Earlier this week, an employment tribunal ruled that two maintenance workers, who were sacked for raising concerns about health and safety at troubled Liverpool Prison, had been unfairly dismissed.
The judge in the case said that it was extraordinary that Amey – who carried the contract for prison repairs and employed the men – had not taken long service and unblemished disciplinary records into account when firing John Bromilow (66) and Harry Wildman (64). The tribunal further found that both had acted in good faith. The solicitor who represented the pair said it was a “scandalous” case.
In 2015, both men raised concerns that Amey’s policy of having maintenance staff work alone on most jobs could be a security threat as tools could be easily snatched by prisoners. After unsuccessfully trying to have the policy changed, the men called in the Health and Safety Executive. Amey suspended and then sacked the men and claimed at tribunal that both had been “intent on making things difficult” for the company, alleging their actions had “the potential to be incredibly damaging” to its reputation.
Claims for suffering a detriment as a result of making a protected disclosure – better known as whistleblowing – can be notoriously difficult claims to succeed with. This is largely due to the fact that a claimant must be able to establish not only that they have ‘blown the whistle’, but that there is a causal link between the whistleblowing act and the detrimental treatment they allege to have subsequently suffered.
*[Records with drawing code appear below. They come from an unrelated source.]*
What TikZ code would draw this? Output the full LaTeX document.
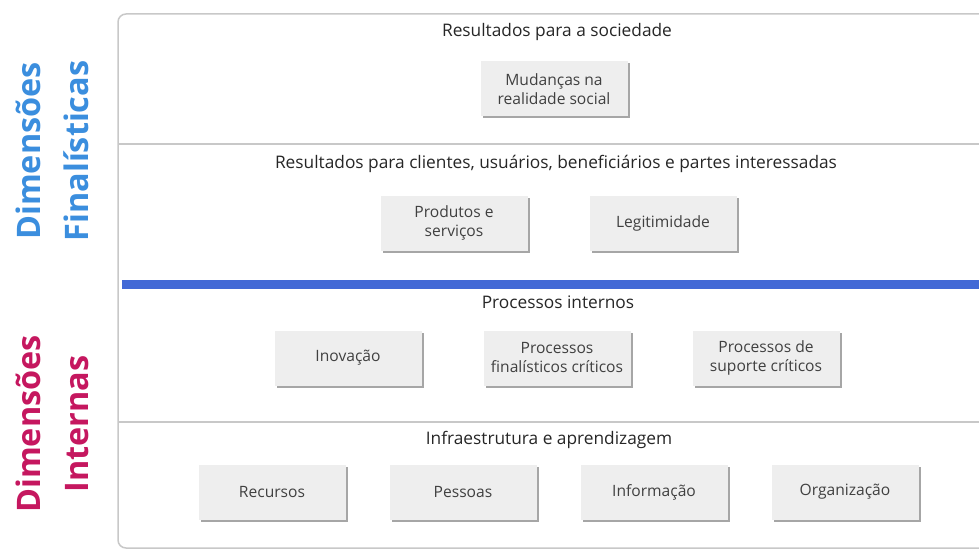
\documentclass[tikz,border=0pt]{standalone}
\usepackage{fontspec}
\setmainfont{Open Sans}
\usetikzlibrary{positioning, shadows}

\definecolor{finblue}{RGB}{59,142,222}
\definecolor{intred}{RGB}{197,23,95}
\definecolor{barblue}{RGB}{66,105,214}
\definecolor{frame}{RGB}{200,200,200}

\begin{document}
\begin{tikzpicture}[x=0.5pt,y=-0.5pt,on grid,node distance=104.5pt,
   box/.style={fill=gray!13, minimum width=73.5pt, minimum height=27.5pt, align=center,
      font=\fontsize{7.8}{9.5}\selectfont, text=black!75,
      drop shadow={shadow xshift=1pt, shadow yshift=-1pt, fill=black!50, opacity=.7}},
   head/.style={font=\fontsize{8.65}{10}\selectfont, text=black!85},
   side/.style={rotate=90, align=center, font=\fontsize{16.2}{24}\selectfont\bfseries}]

   \useasboundingbox (0,0) rectangle (979,551);

   % frame and separators
   \draw[frame, line width=0.75pt, rounded corners=4pt] (979,14) -- (118,14) -- (118,548) -- (979,548);
   \draw[frame, line width=0.75pt] (118,144) -- (979,144);
   \draw[frame, line width=0.75pt] (118,422) -- (979,422);
   \draw[barblue, line width=4.5pt] (122,284) -- (979,284);

   % side labels
   \node[side, text=finblue] (fin) at (52,151) {Dimensões\\Finalísticas};
   \node[side, text=intred]  (int) at (52,424) {Dimensões\\Internas};

   % sociedade
   \node[head] (hsoc) at (557,32) {Resultados para a sociedade};
   \node[box] (mud) at (554,89) {Mudanças na\\realidade social};

   % clientes
   \node[head] (hcli) at (556,164) {Resultados para clientes, usuários, beneficiários e partes interessadas};
   \node[box] (prod) at (454,223) {Produtos e\\serviços};
   \node[box] (legit) [right=of prod] {Legitimidade};

   % processos internos
   \node[head] (hproc) at (558,302) {Processos internos};
   \node[box] (inov) at (348,358) {Inovação};
   \node[box] (pfin) [right=of inov] {Processos\\finalísticos críticos};
   \node[box] (psup) [right=of pfin] {Processos de\\suporte críticos};

   % infraestrutura
   \node[head] (hinf) at (549,440) {Infraestrutura e aprendizagem};
   \node[box] (rec) at (272,492) {Recursos};
   \node[box] (pes) [right=95.5pt of rec] {Pessoas};
   \node[box] (info) [right=95.5pt of pes] {Informação};
   \node[box] (org) [right=95.5pt of info] {Organização};

\end{tikzpicture}
\end{document}
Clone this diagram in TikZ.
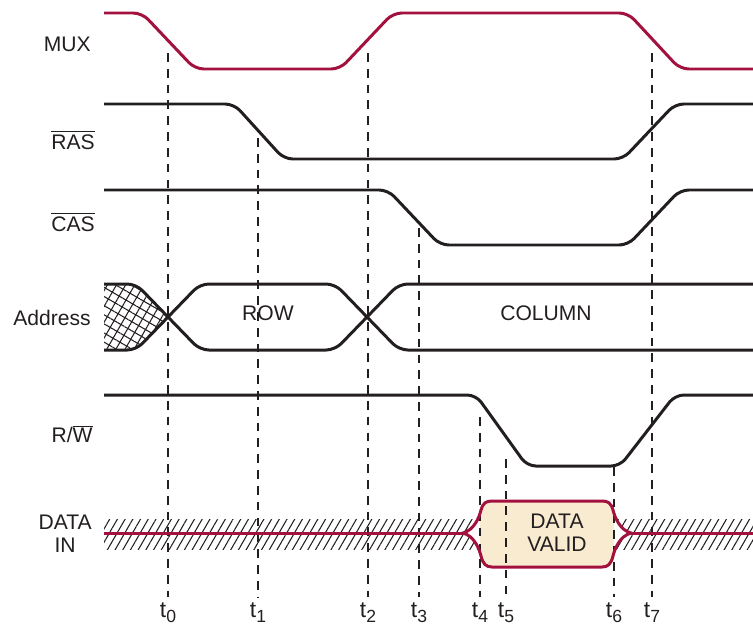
\documentclass[tikz,border=0pt]{standalone}
\usepackage{fontspec}
\setmainfont{Liberation Sans}
\usetikzlibrary{patterns.meta}
\definecolor{muxred}{RGB}{163,18,62}
\definecolor{sigblack}{RGB}{35,31,32}
\definecolor{validfill}{RGB}{248,235,207}
\newcommand{\tsub}[1]{t\raisebox{-0.45ex}{\fontsize{10}{10}\selectfont #1}}
\begin{document}
\begin{tikzpicture}[x=0.02cm,y=-0.02cm,
  signal/.style={line width=1.7pt,sigblack,rounded corners=5pt},
  muxsig/.style={signal,muxred},
  guide/.style={line width=0.7pt,sigblack,dash pattern=on 5pt off 4pt},
  lbl/.style={inner sep=0pt,text=sigblack,font=\fontsize{12}{13}\selectfont},
  sidelbl/.style={lbl,anchor=east},
  timelbl/.style={lbl,anchor=base,font=\fontsize{13}{13}\selectfont}]
  \useasboundingbox (0,0) rectangle (753,629);
  \fill[pattern={Lines[angle=60,distance=4.5pt,line width=0.6pt]},pattern color=sigblack]
    [rounded corners=5pt] (104,284) -- (136,284) -- (168,317) -- (136,350) [sharp corners] -- (104,350) -- cycle;
  \fill[pattern={Lines[angle=-30,distance=4.5pt,line width=0.6pt]},pattern color=sigblack]
    [rounded corners=5pt] (104,284) -- (136,284) -- (168,317) -- (136,350) [sharp corners] -- (104,350) -- cycle;
  \fill[pattern={Lines[angle=60,distance=3.8pt,line width=0.6pt]},pattern color=sigblack] (104,519) rectangle (753,549);
  \path[fill=white] (463,533) .. controls (474,530) and (479,518) .. (481,510) .. controls (483,503) and (486,501) .. (492,501)
    -- (602,501) .. controls (608,501) and (611,503) .. (613,510) .. controls (615,518) and (620,530) .. (631,533)
    .. controls (620,536) and (615,548) .. (613,556) .. controls (611,564) and (608,567) .. (602,567)
    -- (492,567) .. controls (486,567) and (483,564) .. (481,556) .. controls (479,548) and (474,536) .. cycle;
  \fill[validfill,rounded corners=5pt] (480,501) rectangle (614,567);
  \draw[guide] (168,53) -- (168,597);
  \draw[guide] (258,138) -- (258,597);
  \draw[guide] (368,53) -- (368,597);
  \draw[guide] (419,228) -- (419,597);
  \draw[guide] (480,417) -- (480,597);
  \draw[guide] (506,459) -- (506,597);
  \draw[guide] (614,467) -- (614,597);
  \draw[guide] (652,53) -- (652,597);
  \node[timelbl] (t0) at (168,617) {\tsub{0}};
  \node[timelbl] (t1) at (258,617) {\tsub{1}};
  \node[timelbl] (t2) at (368,617) {\tsub{2}};
  \node[timelbl] (t3) at (419,617) {\tsub{3}};
  \node[timelbl] (t4) at (480,617) {\tsub{4}};
  \node[timelbl] (t5) at (506,617) {\tsub{5}};
  \node[timelbl] (t6) at (614,617) {\tsub{6}};
  \node[timelbl] (t7) at (652,617) {\tsub{7}};
  \draw[muxsig] (104,13) -- (142,13) -- (195,69) -- (340,69) -- (393,13) -- (628,13) -- (680,69) -- (753,69);
  \draw[signal] (104,104) -- (234,104) -- (284,159) -- (623,159) -- (675,104) -- (753,104);
  \draw[signal] (104,190) -- (388,190) -- (440,245) -- (628,245) -- (680,190) -- (753,190);
  \draw[signal] (104,284) -- (136,284) -- (200,350) -- (335,350) -- (399,284) -- (753,284);
  \draw[signal] (104,350) -- (136,350) -- (200,284) -- (335,284) -- (399,350) -- (753,350);
  \draw[signal] (104,395) -- (476,395) -- (527,466) -- (620,466) -- (675,395) -- (753,395);
  \draw[muxsig] (104,533) -- (463,533);
  \draw[muxsig] (631,533) -- (753,533);
  \draw[muxsig,rounded corners=0pt] (463,533) .. controls (474,530) and (479,518) .. (481,510) .. controls (483,503) and (486,501) .. (492,501)
    -- (602,501) .. controls (608,501) and (611,503) .. (613,510) .. controls (615,518) and (620,530) .. (631,533)
    .. controls (620,536) and (615,548) .. (613,556) .. controls (611,564) and (608,567) .. (602,567)
    -- (492,567) .. controls (486,567) and (483,564) .. (481,556) .. controls (479,548) and (474,536) .. cycle;
  \node[sidelbl] (mux) at (91,44) {MUX};
  \node[sidelbl] (ras) at (95,140) {$\overline{\mbox{RAS}}$};
  \node[sidelbl] (cas) at (95,222) {$\overline{\mbox{CAS}}$};
  \node[sidelbl] (addr) at (91,318) {Address};
  \node[sidelbl] (rw) at (93,434) {R/$\overline{\mbox{W}}$};
  \node[sidelbl,align=center] (din) at (92,534) {DATA\\IN};
  \node[lbl] (row) at (268,313) {ROW};
  \node[lbl] (col) at (546,313) {COLUMN};
  \node[lbl,align=center] (valid) at (557,533) {DATA\\VALID};
\end{tikzpicture}
\end{document}
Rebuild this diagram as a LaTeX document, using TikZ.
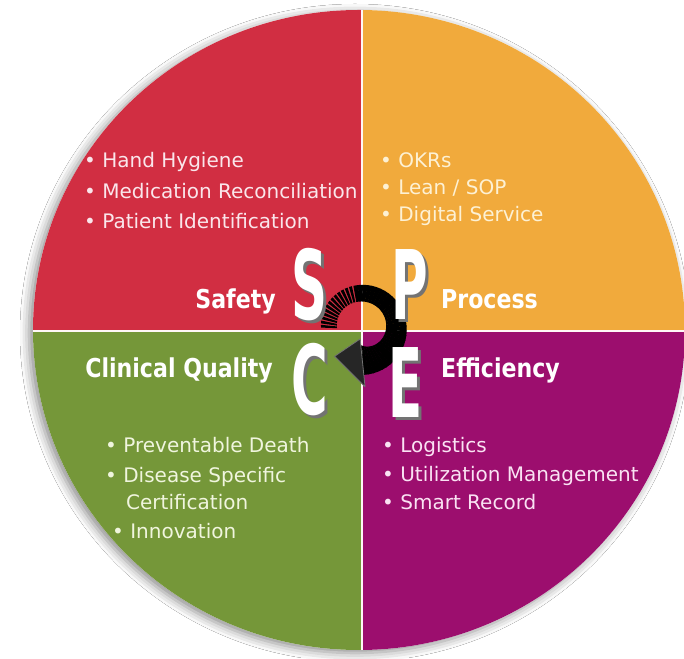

In this case, the tribunal found that the principal reason the claimants had been dismissed was due to the fact that they had raised health and safety concerns.
Health and safety disclosures are one of several which can amount to ‘protected disclosures’ under the Employment Rights Act 1996, provided that the disclosure, in the reasonable belief of the worker making it, is made in the wider public interest. Other disclosures include:
- That a criminal offence has been committed, is being or is likely to be committed
- That a person has failed, is failing or is likely to fail to comply with any legal obligation to which he or she is subject
- That a miscarriage of justice has occurred, is occurring or is likely to occur
- That the environment has been damaged, is being or is likely to be damaged
- That information tending to show any matter falling within any one of the above has been, is being or is likely to be deliberately concealed
While the tribunal usually only has jurisdiction to hear claims for unfair dismissal where the employee has enjoyed at least two years continuous service, one of the exceptions to this rule is where an employee can establish that he or she was dismissed for ‘blowing the whistle’. In those circumstances, the length of service matters not and the dismissal will be classed as ‘automatically unfair’.
Compensation for whistleblowing claims can be calculated by having regard to an employees out of pocket losses (for example where a dismissal has ensued) and injury to feelings, which are calculated in a similar way to claims for discrimination by referencing the Vento guidelines (awards for up to £30,000.00 can be made).
This case serves as an important reminder that no organisation should regard itself as immune from the issues associated with whistleblowing and certainly no organisation can afford to expose itself to the risks of unmanaged public disclosures. Every commercial business and public body faces the risk of things going wrong, of malpractice or wrongdoing, and an organisation that acknowledges this will quickly work out for itself that there are good reasons for fostering a climate in which workers are encouraged to make known any reasonable suspicions they may have.
Appropriate and effective whistleblowing policies have an important role in this regard. Such policies can bring about positive benefits such as greater commercial openness and vitality and the reduction of legal risk and liability.
In my view, they should be an essential part of any firm’s raft of policies and HR measures.